6) On any given day, a salesman can earn $0 with a 30% probability, $100 with a 20% probability, or $300 with a 50% probability. His expected earnings equal

A) $0.

B) $100.

C) $150.

D) $170.

Answer: D

Diff: 1

Topic: Degree of Risk

7) Sarah buys little stuffed animals for $5 each. They come in different varieties. If the producer stops making (retires) a certain variety, a stuffed animal of that variety will be worth $100; otherwise it is worth $0. There is 50% chance that any variety will be retired.
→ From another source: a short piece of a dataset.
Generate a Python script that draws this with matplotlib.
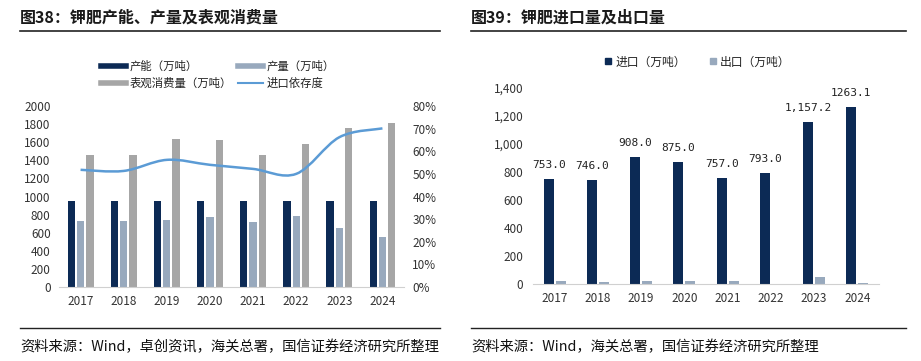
import numpy as np
import matplotlib
matplotlib.use('Agg')
import matplotlib.pyplot as plt
from matplotlib.path import Path
from matplotlib.patches import PathPatch
from matplotlib.lines import Line2D
from matplotlib.ticker import FuncFormatter

plt.rcParams['font.family'] = ['Noto Sans CJK SC', 'DejaVu Sans']

years = ['2017', '2018', '2019', '2020', '2021', '2022', '2023', '2024']
# left chart
capacity = [950, 950, 950, 950, 950, 950, 950, 950]
production = [732, 732, 743, 772, 720, 787, 651, 551]
consumption = [1463, 1463, 1632, 1625, 1456, 1581, 1757, 1809]
import_dep = [51.8, 51.3, 56.2, 54.0, 52.2, 50.0, 66.2, 70.1]
# right chart
imports = [753.0, 746.0, 908.0, 875.0, 757.0, 793.0, 1157.2, 1263.1]
import_labels = ['753.0', '746.0', '908.0', '875.0', '757.0', '793.0', '1,157.2', '1263.1']
exports = [21, 17, 21, 21, 21, 0, 48, 7]

NAVY = '#0c2a55'
STEEL = '#98a9bd'
GREY = '#a6a6a6'
BLUE = '#5b9bd5'
TICK = '#333333'

W, H = 921, 361
fig = plt.figure(figsize=(W / 100, H / 100), dpi=100)


def box(x0, y0, x1, y1):
    return [x0 / W, 1 - y1 / H, (x1 - x0) / W, (y1 - y0) / H]


def smooth_path(xs, ys, t=1 / 6):
    # Catmull-Rom style bezier control points (Excel "smooth line")
    xs, ys = np.asarray(xs, float), np.asarray(ys, float)
    n = len(xs)
    verts = [(xs[0], ys[0])]
    codes = [Path.MOVETO]
    for i in range(n - 1):
        p0 = i - 1 if i > 0 else i
        p3 = i + 2 if i + 2 < n else i + 1
        c1 = (xs[i] + (xs[i + 1] - xs[p0]) * t, ys[i] + (ys[i + 1] - ys[p0]) * t)
        c2 = (xs[i + 1] - (xs[p3] - xs[i]) * t, ys[i + 1] - (ys[p3] - ys[i]) * t)
        verts += [c1, c2, (xs[i + 1], ys[i + 1])]
        codes += [Path.CURVE4] * 3
    return Path(verts, codes)


# ---- titles, rules, sources
fig.text(20 / W, 1 - 18 / H, '图38：钾肥产能、产量及表观消费量', fontsize=11.5, fontweight='bold',
         va='center', ha='left', color='#1a1a1a')
fig.text(471 / W, 1 - 18 / H, '图39：钾肥进口量及出口量', fontsize=11.5, fontweight='bold',
         va='center', ha='left', color='#1a1a1a')
for x0, x1 in [(20, 440), (471, 906)]:
    fig.add_artist(Line2D([x0 / W, x1 / W], [1 - 31 / H] * 2, color='#222222', lw=1.2))
    fig.add_artist(Line2D([x0 / W, x1 / W], [1 - 328 / H] * 2, color='#222222', lw=1.0))
fig.text(20 / W, 1 - 347 / H, '资料来源：Wind，卓创资讯，海关总署，国信证券经济研究所整理', fontsize=10.3,
         va='center', ha='left', color='#111111')
fig.text(471 / W, 1 - 347 / H, '资料来源：Wind，海关总署，国信证券经济研究所整理', fontsize=10.3,
         va='center', ha='left', color='#111111')

# ---- left chart
x = np.arange(len(years))
ax = fig.add_axes(box(59, 106, 404, 287))
bw = 0.17
off = 0.215
ax.bar(x - off, capacity, bw, color=NAVY)
ax.bar(x, production, bw, color=STEEL)
ax.bar(x + off, consumption, bw, color=GREY)
ax.set_xlim(-0.5, len(years) - 0.5)
ax.set_ylim(0, 2000)
ax.set_yticks(np.arange(0, 2001, 200))
ax.set_xticks(x)
ax.set_xticklabels(years)
for s in ['top', 'right', 'left']:
    ax.spines[s].set_visible(False)
ax.spines['bottom'].set_color('#d0d0d0')
ax.tick_params(axis='both', length=0, labelsize=8.5, colors=TICK)
ax.tick_params(axis='y', pad=6)
ax.tick_params(axis='x', pad=6)

ax2 = ax.twinx()
ax2.set_ylim(0, 80)
ax2.set_yticks(np.arange(0, 81, 10))
ax2.yaxis.set_major_formatter(FuncFormatter(lambda v, p: f'{v:.0f}%'))
ax2.add_patch(PathPatch(smooth_path(x, import_dep), fill=False, edgecolor=BLUE, lw=1.8))
for s in ax2.spines.values():
    s.set_visible(False)
ax2.tick_params(axis='y', length=0, labelsize=8.5, colors=TICK, pad=6)

# column-major fill: order so rows read 产能/产量, 表观消费量/进口依存度
handles = [Line2D([], [], color=NAVY, lw=4), Line2D([], [], color=GREY, lw=4),
           Line2D([], [], color=STEEL, lw=4), Line2D([], [], color=BLUE, lw=1.5)]
labels = ['产能（万吨）', '表观消费量（万吨）', '产量（万吨）', '进口依存度']
fig.legend(handles, labels, ncol=2, loc='center left', bbox_to_anchor=(91 / W, 1 - 75 / H),
           frameon=False, fontsize=8.2, handlelength=2.2, handletextpad=0.3,
           columnspacing=0.5, labelspacing=0.5, labelcolor='#222222')

# ---- right chart
bx = fig.add_axes(box(533, 88, 879, 284))
bw2 = 0.23
off2 = 0.138
bx.bar(x - off2, imports, bw2, color=NAVY)
bx.bar(x + off2, exports, bw2, color=STEEL)
for xi, v, lab in zip(x, imports, import_labels):
    bx.annotate(lab, (xi - off2, v), xytext=(0, 10), textcoords='offset points',
                ha='center', va='center', fontsize=8, family='DejaVu Sans Mono', color='#222222')
bx.set_xlim(-0.5, len(years) - 0.5)
bx.set_ylim(0, 1400)
bx.set_yticks(np.arange(0, 1401, 200))
bx.yaxis.set_major_formatter(FuncFormatter(lambda v, p: f'{v:,.0f}'))
bx.set_xticks(x)
bx.set_xticklabels(years)
for s in ['top', 'right', 'left']:
    bx.spines[s].set_visible(False)
bx.spines['bottom'].set_color('#d0d0d0')
bx.tick_params(axis='both', length=0, labelsize=8.5, colors=TICK)
bx.tick_params(axis='y', pad=7)
bx.tick_params(axis='x', pad=6)

h2 = [Line2D([], [], color=NAVY, marker='s', ls='', ms=4),
      Line2D([], [], color=STEEL, marker='s', ls='', ms=4)]
fig.legend(h2, ['进口（万吨）', '出口（万吨）'], ncol=2, loc='center left',
           bbox_to_anchor=(594 / W, 1 - 62 / H), frameon=False, fontsize=8.5,
           handlelength=0.6, handletextpad=0.3, columnspacing=2.0, labelcolor='#222222')

fig.savefig('out.png', dpi=100)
When Sarah buys her next stuffed animal, the expected profit is

A) $50.

B) $47.50.

C) $45.00.

D) $0.

Answer: C

Diff: 1

Topic: Degree of Risk

8) Sarah buys little stuffed animals for $5 each. They come in different varieties. If the producer stops making (retires) a certain variety, a stuffed animal of that variety will be worth $100; otherwise it is worth $0. There is 50% chance that any variety will be retired. What is the value to Sarah of knowing ahead of time whether a variety will be retired?

A) $50

B) $5

C) $2.50

D) $0

Answer: C

Diff: 2

Topic: Degree of Risk

9) If a payout is certain to occur, then the variance of that payout equals

A) zero.

B) one.

C) the expected value.

D) the expected value squared.

Answer: A

Diff: 1

Topic: Degree of Risk

10) A lottery game pays $500 with .001 probability and $0 otherwise. The variance of the payout is

A) 15.8.

B) 249.50.

C) 249.75.

D) 499.

Answer: C

Diff: 1

Topic: Degree of Risk

11) All else held constant, as the variance of a payoff increases, the

A) expected value of the payoff increases.

B) risk of the payoff increases.

C) expected value of the payoff decreases.
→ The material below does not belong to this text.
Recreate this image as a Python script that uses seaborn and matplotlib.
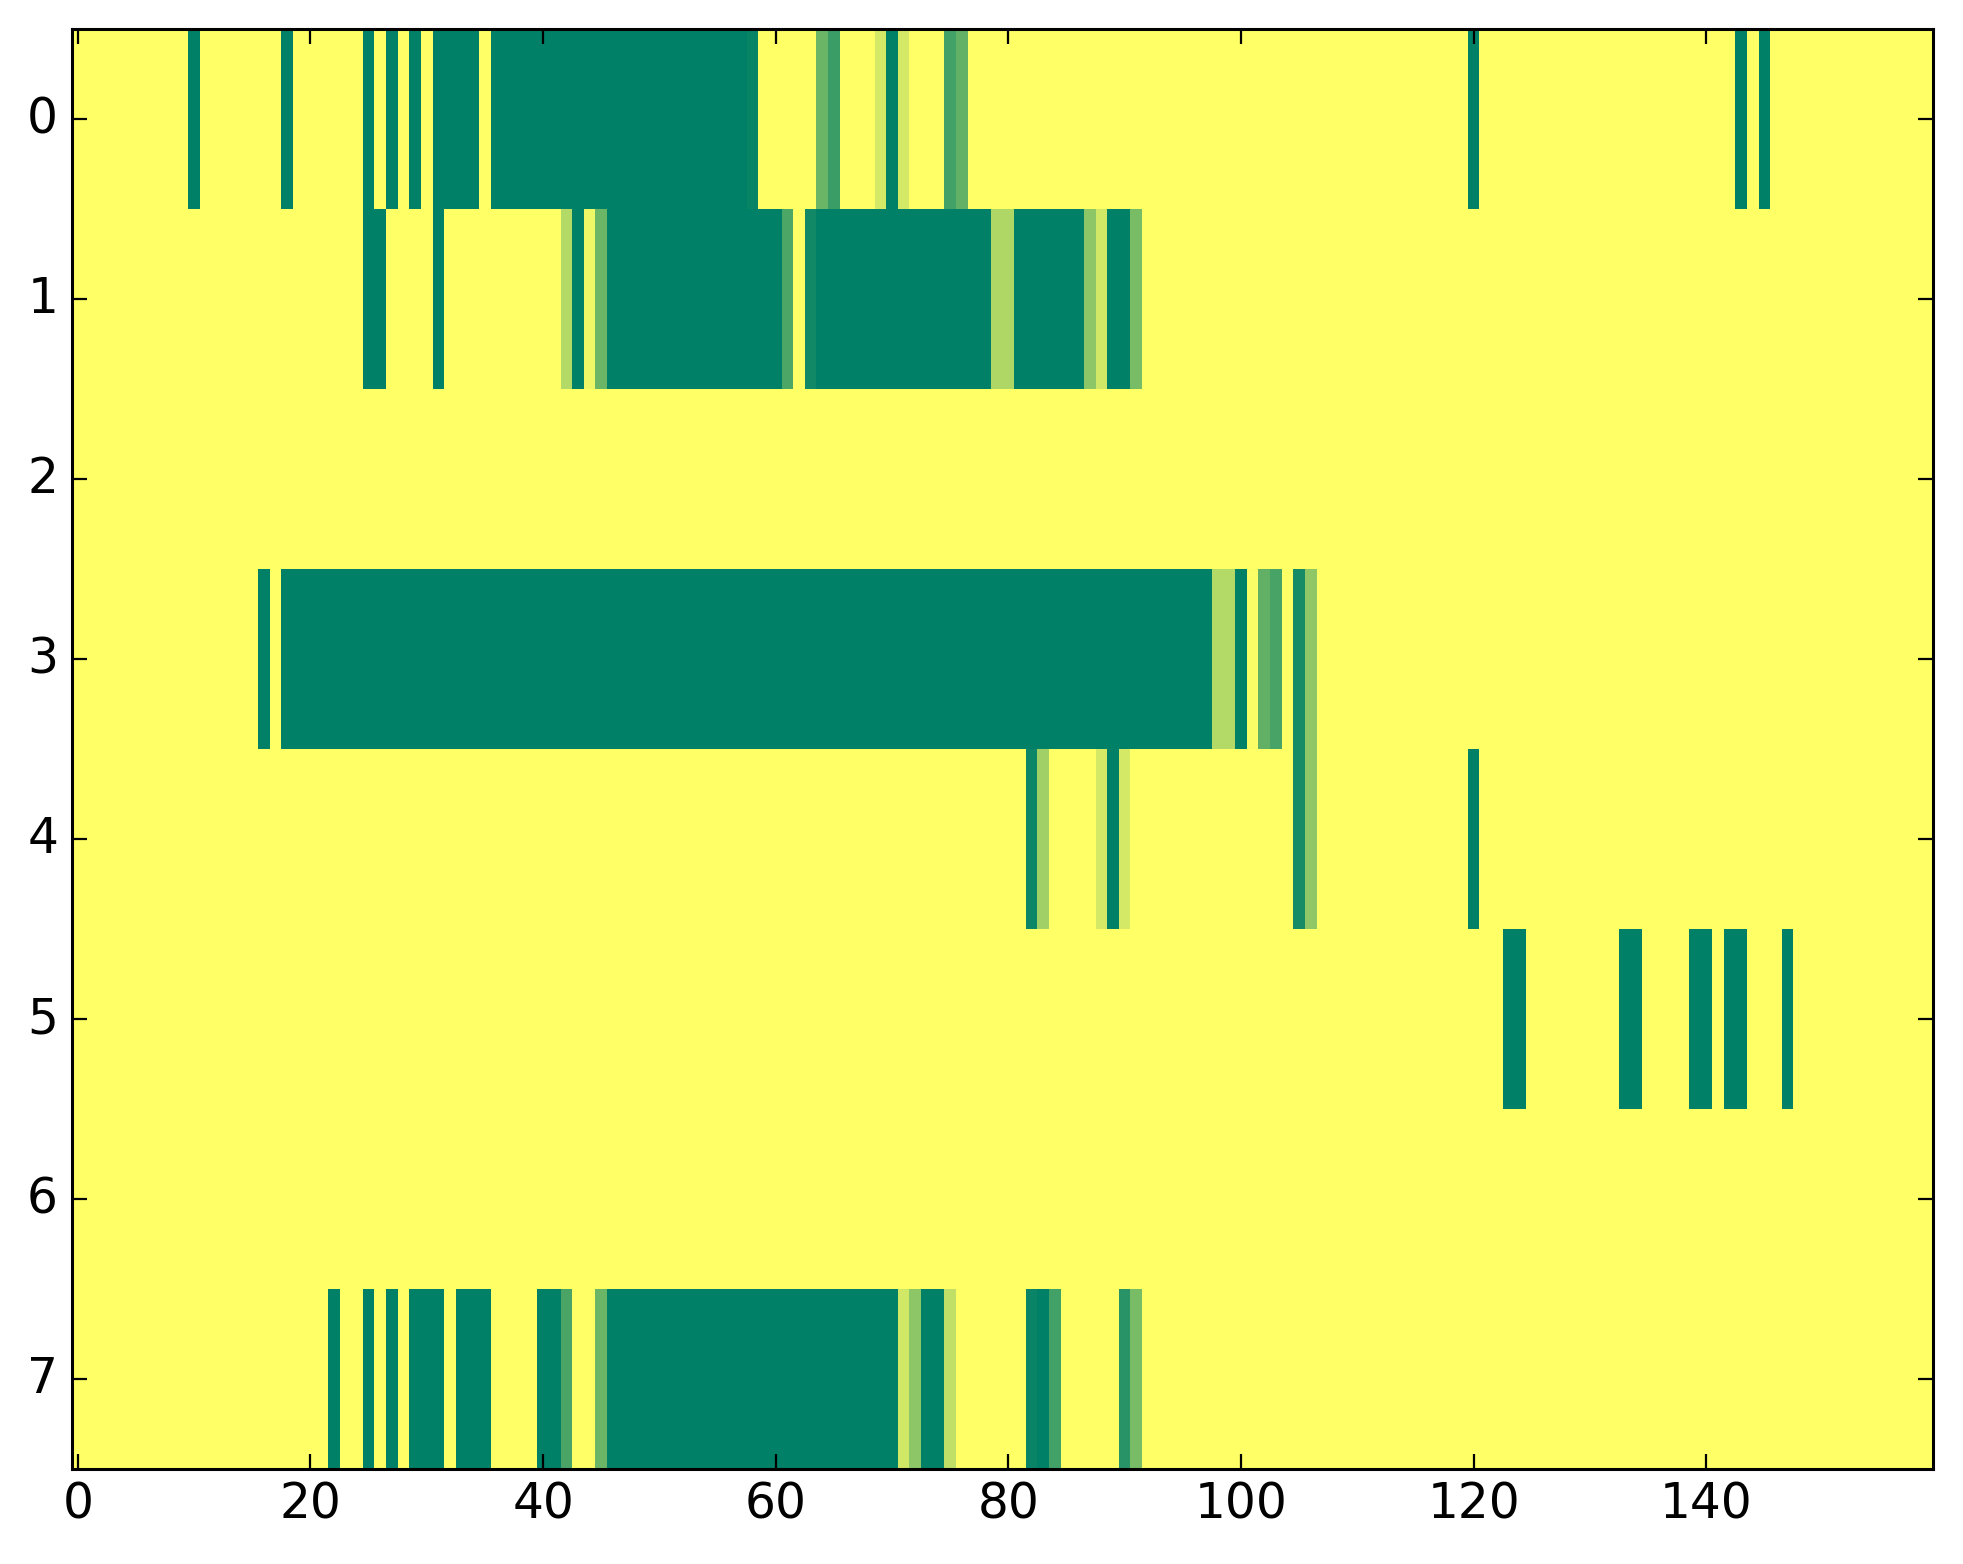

D) risk of the payoff decreases.

Answer: B

Diff: 1

Topic: Degree of Risk

Figure 17.1

12) Figure 17.1 shows Bob's utility function. He currently has $100 of wealth, but there is a 50% chance that it could all be stolen. The midpoint of the chord that runs from zero and intersects the utility function where wealth is 100, represents Bob's

A) risk premium.

B) expected utility of receiving $50 with certainty.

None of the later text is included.